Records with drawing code
BEGIN
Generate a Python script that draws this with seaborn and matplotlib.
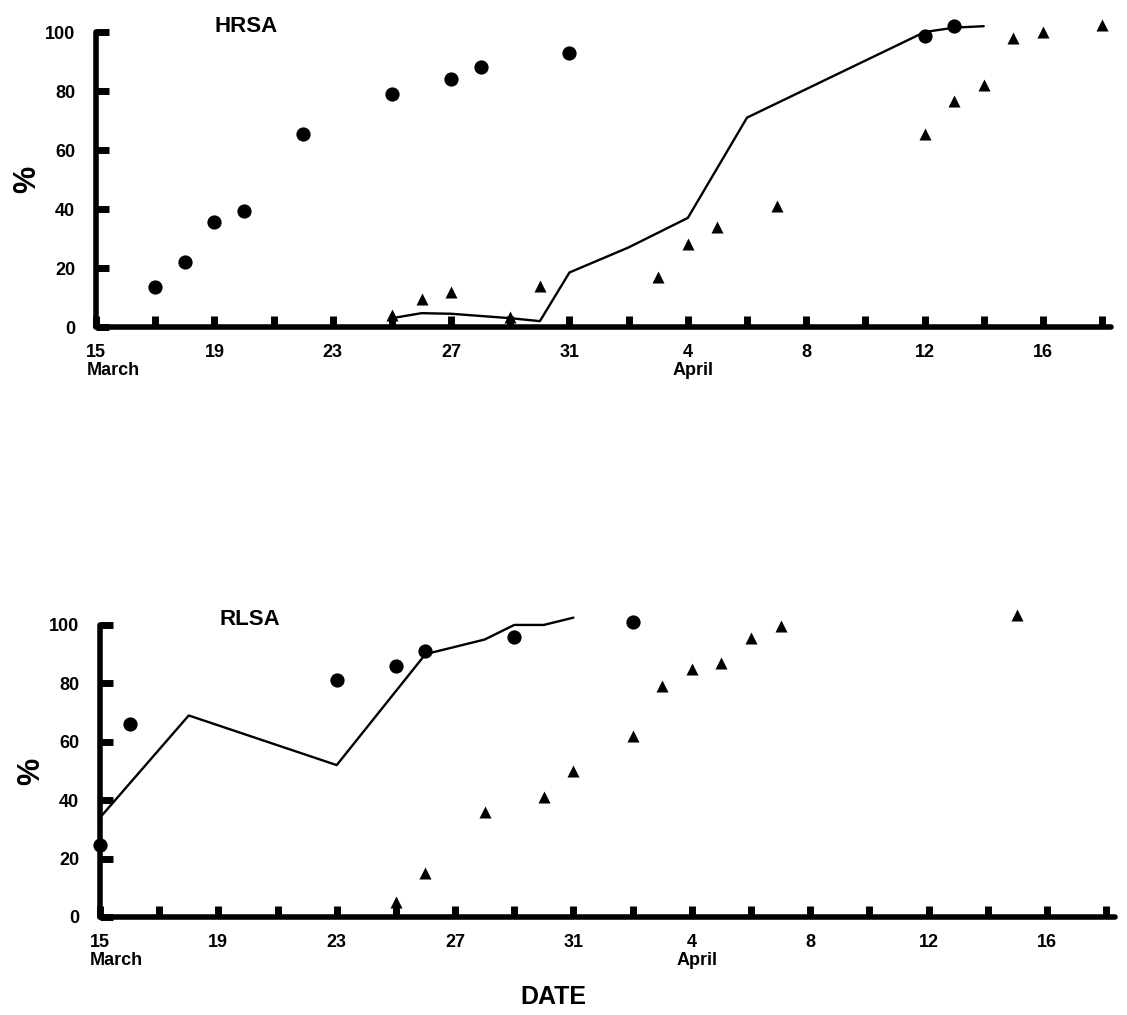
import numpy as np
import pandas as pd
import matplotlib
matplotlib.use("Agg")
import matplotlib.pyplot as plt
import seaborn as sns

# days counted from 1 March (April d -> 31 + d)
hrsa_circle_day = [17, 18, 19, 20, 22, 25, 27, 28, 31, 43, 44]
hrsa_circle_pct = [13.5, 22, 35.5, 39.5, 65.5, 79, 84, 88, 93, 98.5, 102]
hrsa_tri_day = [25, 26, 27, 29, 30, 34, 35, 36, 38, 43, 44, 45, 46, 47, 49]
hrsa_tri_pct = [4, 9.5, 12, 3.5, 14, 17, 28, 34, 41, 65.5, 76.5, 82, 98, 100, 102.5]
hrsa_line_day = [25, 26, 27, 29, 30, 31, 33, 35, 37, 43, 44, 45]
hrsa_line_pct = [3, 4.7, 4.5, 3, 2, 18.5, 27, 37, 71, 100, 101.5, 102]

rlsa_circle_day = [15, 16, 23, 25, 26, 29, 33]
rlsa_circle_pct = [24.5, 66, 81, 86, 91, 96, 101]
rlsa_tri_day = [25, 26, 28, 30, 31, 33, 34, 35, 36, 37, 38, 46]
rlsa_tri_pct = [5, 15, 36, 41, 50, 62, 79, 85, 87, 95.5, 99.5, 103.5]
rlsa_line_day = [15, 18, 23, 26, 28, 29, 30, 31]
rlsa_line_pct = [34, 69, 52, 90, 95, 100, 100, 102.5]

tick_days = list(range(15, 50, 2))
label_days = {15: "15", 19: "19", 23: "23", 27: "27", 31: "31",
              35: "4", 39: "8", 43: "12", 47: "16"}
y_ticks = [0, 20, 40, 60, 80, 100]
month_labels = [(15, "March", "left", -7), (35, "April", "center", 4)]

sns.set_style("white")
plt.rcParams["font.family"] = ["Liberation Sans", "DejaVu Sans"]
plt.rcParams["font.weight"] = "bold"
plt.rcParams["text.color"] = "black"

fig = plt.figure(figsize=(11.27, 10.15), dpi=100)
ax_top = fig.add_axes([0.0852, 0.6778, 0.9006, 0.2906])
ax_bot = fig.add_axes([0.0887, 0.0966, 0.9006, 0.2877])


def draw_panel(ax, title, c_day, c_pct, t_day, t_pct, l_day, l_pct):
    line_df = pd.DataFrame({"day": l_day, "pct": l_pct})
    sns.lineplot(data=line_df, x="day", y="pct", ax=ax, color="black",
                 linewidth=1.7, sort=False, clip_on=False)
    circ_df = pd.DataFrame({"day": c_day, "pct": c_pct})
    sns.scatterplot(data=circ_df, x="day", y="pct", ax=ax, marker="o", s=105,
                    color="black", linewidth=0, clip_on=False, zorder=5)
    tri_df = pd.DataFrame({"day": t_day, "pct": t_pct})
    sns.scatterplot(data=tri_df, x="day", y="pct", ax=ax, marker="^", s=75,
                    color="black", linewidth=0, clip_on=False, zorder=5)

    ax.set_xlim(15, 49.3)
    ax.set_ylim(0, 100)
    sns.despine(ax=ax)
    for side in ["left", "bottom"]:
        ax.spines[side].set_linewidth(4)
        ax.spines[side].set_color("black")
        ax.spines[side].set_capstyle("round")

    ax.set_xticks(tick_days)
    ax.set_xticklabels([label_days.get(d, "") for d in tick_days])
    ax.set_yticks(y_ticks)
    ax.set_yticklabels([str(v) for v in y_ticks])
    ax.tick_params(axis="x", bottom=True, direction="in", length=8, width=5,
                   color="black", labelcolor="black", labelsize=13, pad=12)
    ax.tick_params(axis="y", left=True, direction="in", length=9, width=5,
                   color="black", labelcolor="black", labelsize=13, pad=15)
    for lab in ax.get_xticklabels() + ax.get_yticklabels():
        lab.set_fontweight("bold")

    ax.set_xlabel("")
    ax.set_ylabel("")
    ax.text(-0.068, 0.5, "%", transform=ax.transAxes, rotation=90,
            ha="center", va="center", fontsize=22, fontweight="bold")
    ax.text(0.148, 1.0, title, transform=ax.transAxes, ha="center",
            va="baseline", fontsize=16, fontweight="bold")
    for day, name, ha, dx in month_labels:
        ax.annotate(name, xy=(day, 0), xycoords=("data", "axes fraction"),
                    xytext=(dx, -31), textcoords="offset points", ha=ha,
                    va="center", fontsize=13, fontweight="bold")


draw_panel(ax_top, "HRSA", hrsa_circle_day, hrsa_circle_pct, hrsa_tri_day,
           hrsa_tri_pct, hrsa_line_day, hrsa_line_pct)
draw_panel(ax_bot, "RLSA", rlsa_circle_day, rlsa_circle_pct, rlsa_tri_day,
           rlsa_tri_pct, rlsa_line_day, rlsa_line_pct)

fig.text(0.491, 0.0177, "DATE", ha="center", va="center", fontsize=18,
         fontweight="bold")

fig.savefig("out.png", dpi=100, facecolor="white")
END
BEGIN
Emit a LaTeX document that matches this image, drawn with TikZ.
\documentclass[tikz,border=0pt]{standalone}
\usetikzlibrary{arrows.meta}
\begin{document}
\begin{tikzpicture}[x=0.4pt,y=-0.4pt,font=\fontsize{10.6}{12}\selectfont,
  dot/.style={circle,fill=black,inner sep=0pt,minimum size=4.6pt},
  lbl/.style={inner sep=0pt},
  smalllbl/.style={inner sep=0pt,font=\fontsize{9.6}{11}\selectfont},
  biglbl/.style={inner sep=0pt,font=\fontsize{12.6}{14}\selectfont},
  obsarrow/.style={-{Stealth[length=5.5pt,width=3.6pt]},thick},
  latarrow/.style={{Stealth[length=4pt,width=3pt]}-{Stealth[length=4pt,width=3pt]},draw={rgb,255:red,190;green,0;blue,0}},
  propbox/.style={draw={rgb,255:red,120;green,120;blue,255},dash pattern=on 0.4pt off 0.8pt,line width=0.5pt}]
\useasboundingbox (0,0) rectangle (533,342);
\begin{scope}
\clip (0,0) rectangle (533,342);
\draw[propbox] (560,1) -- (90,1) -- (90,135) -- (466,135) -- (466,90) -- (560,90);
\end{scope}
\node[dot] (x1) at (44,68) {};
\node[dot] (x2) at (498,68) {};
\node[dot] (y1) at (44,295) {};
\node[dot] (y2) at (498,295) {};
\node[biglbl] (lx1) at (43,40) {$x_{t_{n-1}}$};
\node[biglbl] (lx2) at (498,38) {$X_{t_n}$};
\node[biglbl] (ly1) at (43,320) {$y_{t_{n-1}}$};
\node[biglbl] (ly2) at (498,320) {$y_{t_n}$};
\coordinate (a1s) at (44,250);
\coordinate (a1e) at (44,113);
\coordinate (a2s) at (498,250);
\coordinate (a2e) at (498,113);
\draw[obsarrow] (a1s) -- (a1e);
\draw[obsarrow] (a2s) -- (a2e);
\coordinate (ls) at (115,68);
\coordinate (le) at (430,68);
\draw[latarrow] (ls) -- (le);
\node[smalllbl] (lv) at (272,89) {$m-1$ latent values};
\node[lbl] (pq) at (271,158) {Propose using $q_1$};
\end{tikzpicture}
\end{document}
END
- **EXERCISE OBJECTIVE**: Look through the listing above. Pick out each line with "this" and copy it.

- **COMPLETE ANSWER**:
Generate a Python script that draws this with seaborn and matplotlib.
Emit a LaTeX document that matches this image, drawn with TikZ.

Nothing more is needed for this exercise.